- MATERIAL PROVIDED
>> Start

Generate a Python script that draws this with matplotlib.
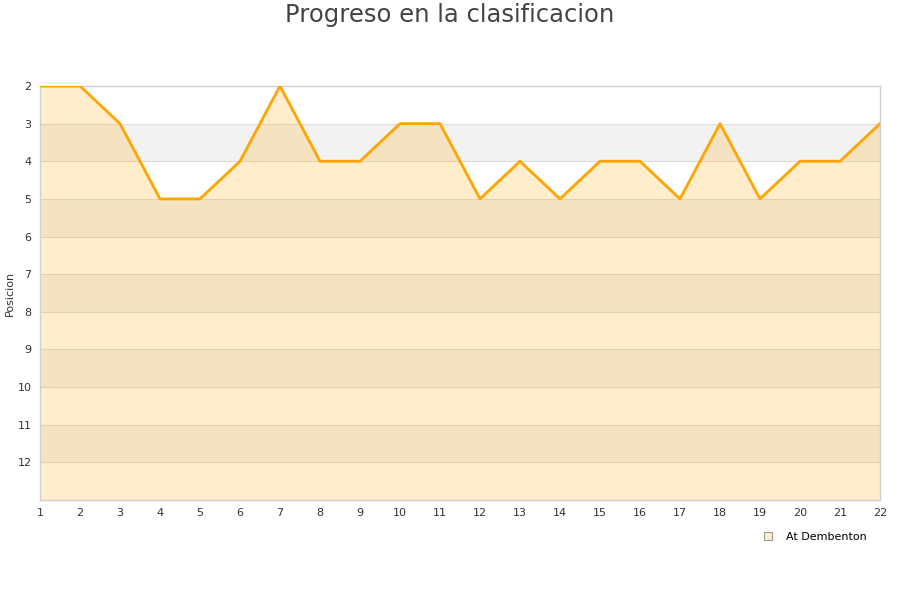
import matplotlib
matplotlib.use("Agg")
import matplotlib.pyplot as plt
from matplotlib.lines import Line2D

jornadas = list(range(1, 23))
posiciones = [2, 2, 3, 5, 5, 4, 2, 4, 4, 3, 3, 5, 4, 5, 4, 4, 5, 3, 5, 4, 4, 3]
yticks = list(range(2, 13))
team = "At Dembenton"
title = "Progreso en la clasificacion"

fig = plt.figure(figsize=(9, 6), dpi=100)
ax = fig.add_axes([40/900, 100/600, 840/900, 414/600])

ymin, ymax = 2, 13
# alternating bands
for i, y0 in enumerate(range(ymin, ymax)):
    if i % 2 == 1:
        ax.axhspan(y0, y0 + 1, color="#f2f2f2", zorder=0, lw=0)
for y in range(ymin, ymax):
    ax.axhline(y, color="#dddddd", lw=0.8, zorder=1)

ax.fill_between(jornadas, posiciones, ymax, color="#ffa500", alpha=0.2, lw=0, zorder=2)
ax.plot(jornadas, posiciones, color="#ffa500", lw=2.0, zorder=3)

ax.set_xlim(1, 22)
ax.set_ylim(ymax, ymin)
ax.set_xticks(jornadas)
ax.set_yticks(yticks)
ax.tick_params(length=0, labelsize=8, labelcolor="#333333", pad=6)
for s in ax.spines.values():
    s.set_color("#d0d0d0")
    s.set_linewidth(1)
ax.set_ylabel("Posicion", fontsize=8, color="#333333")
ax.yaxis.set_label_coords(-0.03, 0.5)

fig.text(0.5, 1 - 15/600, title, fontsize=17.5, color="#444444", ha="center", va="center")

handle = Line2D([], [], marker="s", ls="none", markersize=6,
                markerfacecolor="#ffedcc", markeredgecolor="#999999", markeredgewidth=0.8)
fig.legend([handle], [team], loc="center", bbox_to_anchor=(812/900, 1 - 537/600),
           frameon=False, fontsize=8, handletextpad=0.6)

fig.savefig("out.png", dpi=100)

>> End

Extract every line of the data exactly; pictures stay out.

- TASK SOLUTION
Generate a Python script that draws this with matplotlib.
import matplotlib
matplotlib.use("Agg")
import matplotlib.pyplot as plt
from matplotlib.lines import Line2D

jornadas = list(range(1, 23))
posiciones = [2, 2, 3, 5, 5, 4, 2, 4, 4, 3, 3, 5, 4, 5, 4, 4, 5, 3, 5, 4, 4, 3]
yticks = list(range(2, 13))
team = "At Dembenton"
title = "Progreso en la clasificacion"

fig = plt.figure(figsize=(9, 6), dpi=100)
ax = fig.add_axes([40/900, 100/600, 840/900, 414/600])

ymin, ymax = 2, 13
# alternating bands
for i, y0 in enumerate(range(ymin, ymax)):
    if i % 2 == 1:
        ax.axhspan(y0, y0 + 1, color="#f2f2f2", zorder=0, lw=0)
for y in range(ymin, ymax):
    ax.axhline(y, color="#dddddd", lw=0.8, zorder=1)

ax.fill_between(jornadas, posiciones, ymax, color="#ffa500", alpha=0.2, lw=0, zorder=2)
ax.plot(jornadas, posiciones, color="#ffa500", lw=2.0, zorder=3)

ax.set_xlim(1, 22)
ax.set_ylim(ymax, ymin)
ax.set_xticks(jornadas)
ax.set_yticks(yticks)
ax.tick_params(length=0, labelsize=8, labelcolor="#333333", pad=6)
for s in ax.spines.values():
    s.set_color("#d0d0d0")
    s.set_linewidth(1)
ax.set_ylabel("Posicion", fontsize=8, color="#333333")
ax.yaxis.set_label_coords(-0.03, 0.5)

fig.text(0.5, 1 - 15/600, title, fontsize=17.5, color="#444444", ha="center", va="center")

handle = Line2D([], [], marker="s", ls="none", markersize=6,
                markerfacecolor="#ffedcc", markeredgecolor="#999999", markeredgewidth=0.8)
fig.legend([handle], [team], loc="center", bbox_to_anchor=(812/900, 1 - 537/600),
           frameon=False, fontsize=8, handletextpad=0.6)

fig.savefig("out.png", dpi=100)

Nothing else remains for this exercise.